If you have been rejected by 5 different publishing houses, perhaps it is time to ask the question, “is my novel good enough?” What makes you so sure there is a market for your particular story? Why are you so certain that your work stands out from the other potential prize winning writers that are after the same royalty cheque? Did the people helping you edit your book, critique it, or tell you what you wanted to hear? Is your target audience a big group that is constantly spending disposable income on unknown authors?
Sadly, what many people take away from the incredible injustice of rejection is that like that famous author, persistence is the key. But this can only be true if the quality and marketability of their manuscript is really there. Many people never realise their dream, simply because they thought their book, their product, was perfection and that their place in literary history is assured if they can “just get the right person to read their work.” Forget about the right person.
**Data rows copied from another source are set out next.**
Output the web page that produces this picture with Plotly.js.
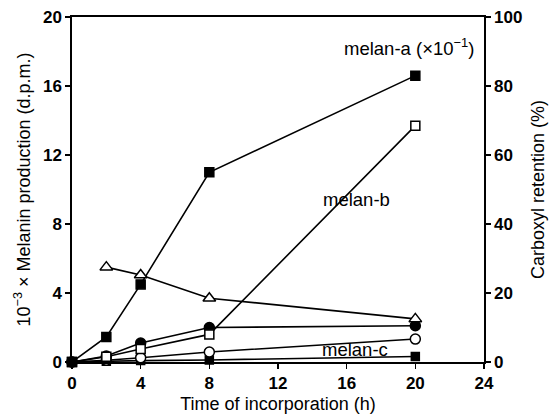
<!DOCTYPE html>
<html><head><meta charset="utf-8">
<script src="https://cdn.plot.ly/plotly-3.0.1.min.js"></script>
<style>body{margin:0;background:#fff}#c{width:558px;height:416px}</style>
</head><body><div id="c"></div>
<script>
const time = [0, 2, 4, 8, 20];
const melanA = [0, 1.45, 4.5, 11.0, 16.6];      // filled squares (x10^-1)
const melanB = [0, 0.3, 0.75, 1.6, 13.7];       // open squares
const filledCircle = [0, 0.35, 1.1, 2.0, 2.1];
const openCircle = [0, 0.1, 0.25, 0.58, 1.33];
const melanC = [0, 0.05, 0.08, 0.12, 0.32];     // small filled squares
const timeTri = [2, 4, 8, 20];
const carboxyl = [27.5, 25.2, 18.5, 12.5];      // open triangles, right axis (%)

const xTicks = [0, 4, 8, 12, 16, 20, 24];
const yTicks = [0, 4, 8, 12, 16, 20];
const y2Ticks = [0, 20, 40, 60, 80, 100];

const FAM = 'Liberation Sans, Arial, sans-serif';
const ln = {color: '#000', width: 1.6};
function tr(x, y, sym, size, yaxis, fill) {
  return {x: x, y: y, type: 'scatter', mode: 'lines+markers', yaxis: yaxis || 'y',
    cliponaxis: false, line: ln,
    marker: {symbol: sym, size: size, color: fill || '#000', line: {color: '#000', width: 1.5}}};
}
const data = [
  tr(time, melanC, 'square', 8),
  tr(time, openCircle, 'circle', 10, 'y', '#fff'),
  tr(time, filledCircle, 'circle', 10),
  tr(time, melanB, 'square', 9, 'y', '#fff'),
  tr(time, melanA, 'square', 9),
  tr(timeTri, carboxyl, 'triangle-up', 11, 'y2', '#fff')
];
const tf = {family: FAM, size: 17, color: '#000', weight: 'bold'};
const ttf = {family: FAM, size: 18, color: '#000'};
const af = {family: FAM, size: 18.5, color: '#000'};
const layout = {
  width: 558, height: 416, showlegend: false,
  paper_bgcolor: '#fff', plot_bgcolor: '#fff',
  margin: {l: 72, r: 74, t: 17, b: 54},
  xaxis: {range: [0, 24], tickvals: xTicks, ticktext: xTicks.map(String),
    showgrid: false, zeroline: false, showline: true, linecolor: '#000', linewidth: 1.6,
    mirror: true, ticks: 'outside', ticklen: 5, tickwidth: 1.5, tickcolor: '#000',
    tickfont: tf, title: {text: 'Time of incorporation (h)', font: ttf, standoff: 5}},
  yaxis: {range: [0, 20], tickvals: yTicks, ticktext: yTicks.map(String),
    showgrid: false, zeroline: false, showline: true, linecolor: '#000', linewidth: 1.6,
    ticks: 'outside', ticklen: 5, tickwidth: 1.5, tickcolor: '#000',
    tickfont: tf, title: {text: '10<sup>−3</sup> × Melanin production (d.p.m.)', font: ttf, standoff: 8}},
  yaxis2: {range: [0, 100], overlaying: 'y', side: 'right', tickvals: y2Ticks, ticktext: y2Ticks.map(String),
    showgrid: false, zeroline: false, showline: true, linecolor: '#000', linewidth: 1.6,
    ticks: 'outside', ticklen: 5, tickwidth: 1.5, tickcolor: '#000',
    tickfont: tf, title: {text: 'Carboxyl retention (%)', font: ttf, standoff: 10}},
  annotations: [
    {xref: 'paper', yref: 'paper', x: 0.98, y: 0.955, xanchor: 'right', showarrow: false,
     text: 'melan-a (×10<sup>−1</sup>)', font: af},
    {xref: 'paper', yref: 'paper', x: 0.69, y: 0.47, xanchor: 'center', showarrow: false,
     text: 'melan-b', font: af},
    {xref: 'paper', yref: 'paper', x: 0.686, y: 0.0, xanchor: 'center', showarrow: false,
     text: 'melan-c', font: af}
  ]
};
Plotly.newPlot('c', data, layout, {displayModeBar: false, staticPlot: true});
</script></body></html>
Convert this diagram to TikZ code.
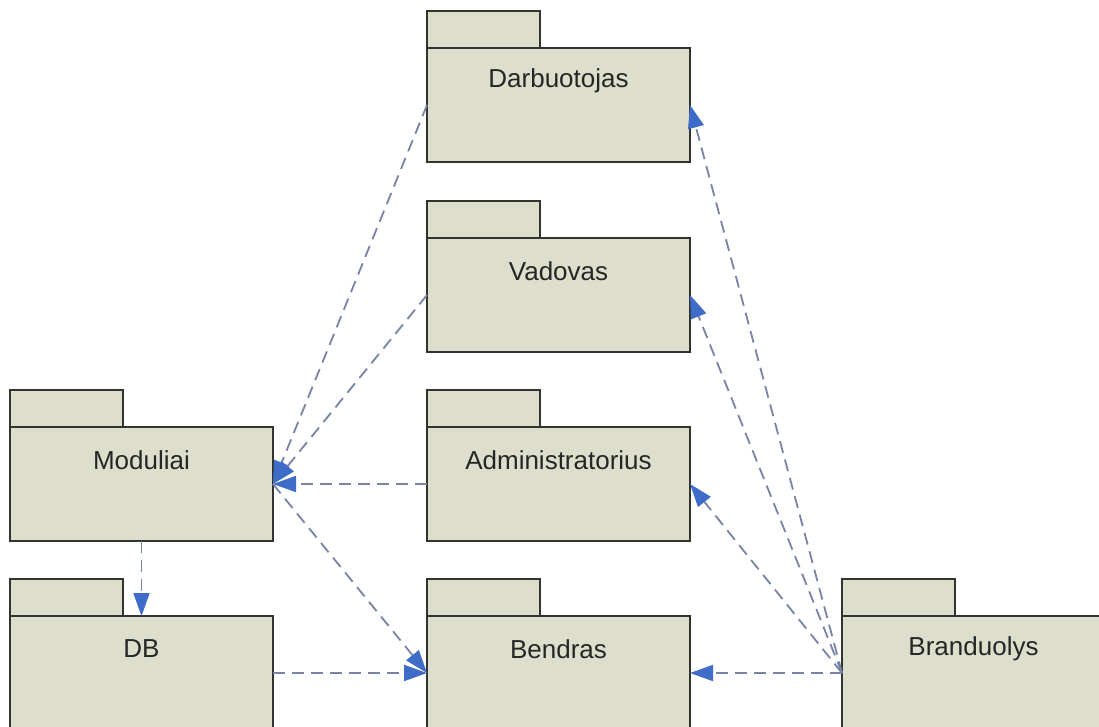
\documentclass[tikz,border=0pt]{standalone}
\usepackage{fontspec}
\setmainfont{Liberation Sans}
\usetikzlibrary{arrows.meta,calc}
\definecolor{pkgfill}{RGB}{221,223,204}
\definecolor{pkgline}{RGB}{50,52,48}
\definecolor{dep}{RGB}{120,132,165}
\definecolor{tipblue}{RGB}{62,108,200}
\newcommand\umlpkg[4]{%
  \node[pkgtab] (#1tab) at (#2,#3) {};
  \node[pkgbody] (#1) at (#2,{#3+37}) {};
  \node[pkglabel] (#1lbl) at ($(#1.north)+(0,33)$) {#4};
}
\begin{document}
\begin{tikzpicture}[x=1pt,y=-1pt,
  pkgbody/.style={draw=pkgline,line width=1.6pt,fill=pkgfill,minimum width=263pt,minimum height=114pt,anchor=north west,inner sep=0pt,outer sep=0pt},
  pkgtab/.style={draw=pkgline,line width=1.6pt,fill=pkgfill,minimum width=113pt,minimum height=37pt,anchor=north west,inner sep=0pt,outer sep=0pt},
  pkglabel/.style={font=\fontsize{26}{30}\selectfont,text=black!85},
  dependency/.style={draw=dep,line width=1.8pt,dash pattern=on 12pt off 7pt,-{Triangle[length=23pt,width=16pt,color=tipblue]}}]
\path[use as bounding box,clip] (0,0) rectangle (1099,726);
\fill[white] (0,0) rectangle (1099,726);
\umlpkg{darb}{427}{11}{Darbuotojas}
\umlpkg{vad}{427}{201}{Vadovas}
\umlpkg{adm}{427}{390}{Administratorius}
\umlpkg{bend}{427}{579}{Bendras}
\umlpkg{mod}{10}{390}{Moduliai}
\umlpkg{db}{10}{579}{DB}
\umlpkg{brand}{842}{579}{Branduolys}
\draw[dependency] (darb.west) -- (mod.east);
\draw[dependency] (vad.west) -- (mod.east);
\draw[dependency] (adm.west) -- (mod.east);
\draw[dependency] (mod.east) -- (bend.west);
\draw[dependency] (mod.south) -- (db.north);
\draw[dependency] (db.east) -- (bend.west);
\draw[dependency] (brand.west) -- (bend.east);
\draw[dependency] (brand.west) -- (adm.east);
\draw[dependency] (brand.west) -- (vad.east);
\draw[dependency] (brand.west) -- (darb.east);
\end{tikzpicture}
\end{document}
Make sure that ANYONE who reads your manuscript will see its merits.

How many times have we heard that out of 1000 manuscripts an editor might only choose to publish a select few. You "could" say that editors are very selective. It makes sense, they’re running a business after all. More importantly, you could also say that editors receive a mountain of submissions that are just total crap! As a publisher, it’s not their job to inform you why your manuscript is simply not capable of appealing to a profitable market. Their “we regret to inform you” letter can mean many things. You can take it as “it’s not you, it’s me” or you can ask if you really ticked all the boxes in your submission.

But don’t despair; this is not a hopeless situation. There are recipes that make saleable work. You don’t have to sell your soul or creativity, but you do have to be mindful of the marketplace. Use peers who will give you a critique, warts and all. Pay a professional to review your manuscript. Above all, don’t send anything to a publisher until you are absolutely certain it’s your best work. Even if they can’t use it, give them a great read, maybe they’ll refer it to someone else who can.